A physical hazard is a tangible condition of the person, property, location, or operation that increases the chance or severity of loss.
Why It Matters
Underwriting is not only about applicant behavior or loss history. It also depends on physical facts. Construction type, fire protection, building occupancy, driver age, machinery condition, and property location can all change how likely a loss is and how large it may become.
How It Works in Real U.S. Insurance Practice
Underwriters look for physical hazards when they price, accept, restrict, or decline risk. In property insurance, poor wiring, vacant buildings, coastal location, or lack of sprinklers can materially affect underwriting terms. In auto insurance, vehicle type, garaging, and driver characteristics matter. In workers compensation and liability coverage, the actual operations performed can create physical hazard concerns.

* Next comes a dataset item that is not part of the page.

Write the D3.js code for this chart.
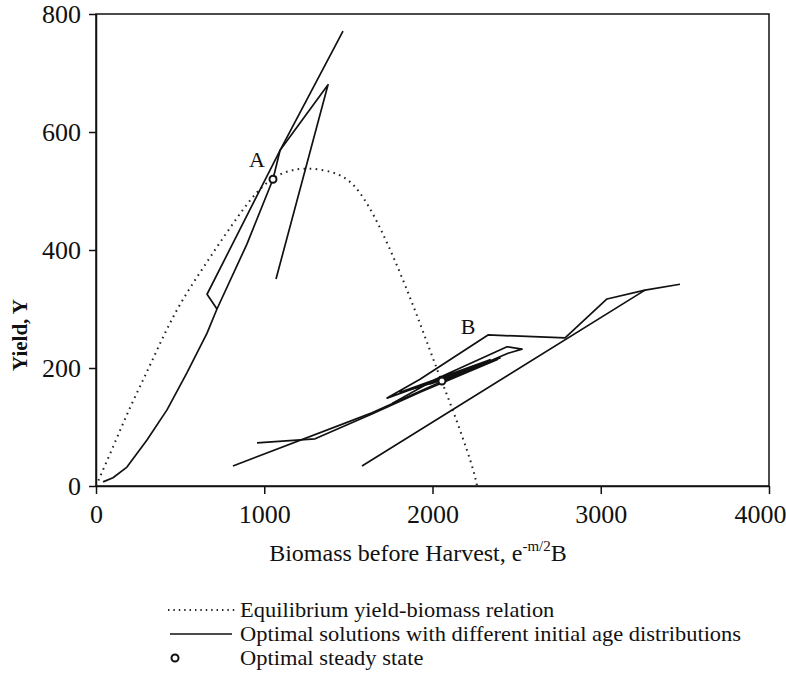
<!DOCTYPE html>
<html>
<head>
<meta charset="utf-8">
<script src="https://cdn.jsdelivr.net/npm/d3@7"></script>
<style>
  body { margin: 0; background: #fff; }
  text { font-family: "Liberation Serif", "Times New Roman", serif; fill: #111; }
</style>
</head>
<body>
<div id="chart"></div>
<script>
// equilibrium yield-biomass relation (dotted)
var eqBiomass = [0, 103, 202, 303, 398, 499, 648, 796, 957, 1094, 1254, 1450, 1560, 1680, 1807, 1926, 2027, 2122, 2241, 2265];
var eqYield   = [0, 67, 134, 193, 253, 310, 375, 438, 502, 532, 541, 531, 505, 445, 363, 276, 197, 129, 32, 0];

// optimal solutions, steady state A
var pathA1 = [[1468, 771], [1094, 569], [660, 325], [719, 300]];
var pathA2 = [[42, 7], [101, 14], [184, 32], [303, 78], [422, 129], [541, 192], [660, 259], [719, 300],
              [897, 410], [1052, 520], [1094, 569], [1379, 680], [1070, 351]];

// optimal solutions, steady state B
var pathB1 = [[1581, 34], [3263, 332], [3471, 342]];
var pathB2 = [[3263, 332], [3037, 317], [2788, 251], [2330, 256], [1926, 181], [1730, 149], [1926, 169],
              [2443, 236], [2532, 232], [2449, 225], [2104, 183], [1807, 159], [2342, 214], [1866, 163],
              [2223, 197], [1985, 173], [2134, 186], [2056, 178]];
var pathB3 = [[814, 34], [1640, 124], [2045, 176], [2401, 217], [2056, 178]];
var pathB4 = [[957, 73], [1302, 80], [1640, 122], [1926, 159], [2383, 214], [2134, 185], [2056, 178]];
var pathB5 = [[1760, 140], [2000, 178], [2300, 207], [1900, 166], [2180, 192], [2056, 178]];

// optimal steady states
var steadyBiomass = [1052, 2056];
var steadyYield = [520, 178];
var steadyLabels = ["A", "B"];
var labelBiomass = [957, 2211];
var labelYield = [541, 258];

var xTicks = [0, 1000, 2000, 3000, 4000];
var yTicks = [0, 200, 400, 600, 800];

var legendLabels = ["Equilibrium yield-biomass relation",
                    "Optimal solutions with different initial age distributions",
                    "Optimal steady state"];

var svgWidth = 786;
var svgHeight = 675;
var margin = { top: 14, right: 17, bottom: 189, left: 96 };
var width = svgWidth - margin.left - margin.right;
var height = svgHeight - margin.top - margin.bottom;

var svg = d3.select("#chart")
  .append("svg")
  .attr("width", svgWidth)
  .attr("height", svgHeight);

var chartGroup = svg.append("g")
  .attr("transform", `translate(${margin.left}, ${margin.top})`);

var xScale = d3.scaleLinear().domain([0, 4000]).range([0, width]);
var yScale = d3.scaleLinear().domain([0, 800]).range([height, 0]);

// frame
chartGroup.append("rect")
  .attr("width", width)
  .attr("height", height)
  .attr("fill", "none")
  .attr("stroke", "#111")
  .attr("stroke-width", 1.5);

var bottomAxis = d3.axisBottom(xScale).tickValues(xTicks).tickFormat(d3.format("d"))
  .tickSize(8).tickSizeOuter(0).tickPadding(11);
var leftAxis = d3.axisLeft(yScale).tickValues(yTicks).tickFormat(d3.format("d"))
  .tickSize(7).tickSizeOuter(0).tickPadding(8);

var xAxis = chartGroup.append("g")
  .attr("transform", `translate(0, ${height})`)
  .call(bottomAxis);

var yAxis = chartGroup.append("g")
  .call(leftAxis);

[xAxis, yAxis].forEach(function (ax) {
  ax.select(".domain").attr("stroke", "#111").attr("stroke-width", 1.5);
  ax.selectAll(".tick line").attr("stroke", "#111").attr("stroke-width", 1.5);
  ax.selectAll(".tick text")
    .attr("fill", "#111")
    .style("font-family", "'Liberation Serif', serif")
    .style("font-size", "26px");
});
yAxis.selectAll(".tick text").attr("dy", "0.34em");
// last x label sits against the page edge, as in the reference
xAxis.selectAll(".tick text").filter(d => d === 4000).attr("dx", -9);

// axis titles
var xTitle = svg.append("text")
  .attr("x", 418)
  .attr("y", 561)
  .attr("text-anchor", "middle")
  .style("font-size", "24px");
xTitle.append("tspan").text("Biomass before Harvest, e");
xTitle.append("tspan").attr("dy", -10).style("font-size", "15px").text("-m/2");
xTitle.append("tspan").attr("dy", 10).text("B");

svg.append("text")
  .attr("transform", "translate(27, 335) rotate(-90)")
  .attr("text-anchor", "middle")
  .style("font-size", "21px")
  .style("font-weight", "bold")
  .text("Yield, Y");

// equilibrium curve
var eqData = eqBiomass.map(function (b, i) { return [b, eqYield[i]]; });
var curveLine = d3.line()
  .x(d => xScale(d[0]))
  .y(d => yScale(d[1]))
  .curve(d3.curveBasis);

chartGroup.append("path")
  .datum(eqData)
  .attr("d", curveLine)
  .attr("fill", "none")
  .attr("stroke", "#222")
  .attr("stroke-width", 2)
  .attr("stroke-dasharray", "1.6,4.4");

// optimal paths
var pathLine = d3.line()
  .x(d => xScale(d[0]))
  .y(d => yScale(d[1]));

chartGroup.selectAll(".opt-path")
  .data([pathA1, pathA2, pathB1, pathB2, pathB3, pathB4, pathB5])
  .enter()
  .append("path")
  .attr("class", "opt-path")
  .attr("d", pathLine)
  .attr("fill", "none")
  .attr("stroke", "#111")
  .attr("stroke-width", 1.7)
  .attr("stroke-linejoin", "round");

// steady states
chartGroup.selectAll(".steady")
  .data(steadyBiomass)
  .enter()
  .append("circle")
  .attr("class", "steady")
  .attr("cx", d => xScale(d))
  .attr("cy", (d, i) => yScale(steadyYield[i]))
  .attr("r", 3.5)
  .attr("fill", "#fff")
  .attr("stroke", "#111")
  .attr("stroke-width", 2);

chartGroup.selectAll(".steady-label")
  .data(steadyLabels)
  .enter()
  .append("text")
  .attr("class", "steady-label")
  .attr("x", (d, i) => xScale(labelBiomass[i]))
  .attr("y", (d, i) => yScale(labelYield[i]))
  .attr("text-anchor", "middle")
  .style("font-size", "22px")
  .text(d => d);

// legend
var legend = svg.append("g");
var rowY = [610, 634, 658];

legend.append("line")
  .attr("x1", 168).attr("x2", 236)
  .attr("y1", rowY[0]).attr("y2", rowY[0])
  .attr("stroke", "#222")
  .attr("stroke-width", 1.8)
  .attr("stroke-dasharray", "1.4,4");

legend.append("line")
  .attr("x1", 170).attr("x2", 232)
  .attr("y1", rowY[1]).attr("y2", rowY[1])
  .attr("stroke", "#111")
  .attr("stroke-width", 1.6);

legend.append("circle")
  .attr("cx", 175).attr("cy", rowY[2])
  .attr("r", 3.5)
  .attr("fill", "#fff")
  .attr("stroke", "#111")
  .attr("stroke-width", 2);

// scanned text is a little wider than the serif font, so stretch it slightly
legend.selectAll(".legend-text")
  .data(legendLabels)
  .enter()
  .append("text")
  .attr("class", "legend-text")
  .attr("transform", (d, i) => `translate(240, ${rowY[i] + 7}) scale(1.07, 1)`)
  .style("font-size", "21px")
  .text(d => d);
</script>
</body>
</html>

Physical hazards are often addressed through inspections, applications, engineering reports, protective safeguards, exclusions, deductibles, or premium adjustments.
| Line of business | Typical physical hazard | Common underwriting response |
|---|---|---|
| Commercial property | Poor wiring, vacant occupancy, weak fire protection | Inspection requirement, surcharge, safeguard endorsement, or declination |
| Personal auto | High-performance vehicle, dense urban garaging, inexperienced operator | Higher premium, coverage restriction, or tighter eligibility |
| Workers compensation | Hazardous operations, weak housekeeping, older machinery | Classification review, loss-control recommendations, or debit |
| General liability | Public-facing premises with poor maintenance or unsafe operations | Higher deductible, narrower terms, or demand for corrective action |
Practical Example
A warehouse storing combustible goods without an adequate sprinkler system presents a more serious physical hazard than a similar warehouse with better fire protection and lower-hazard contents.
Common Misunderstandings or Close Contrasts
- Physical hazard is different from moral hazard.
- It describes real conditions, not dishonest behavior.
- A physical hazard does not automatically make a risk uninsurable.
- Some physical hazards can be improved through mitigation, maintenance, or operational controls.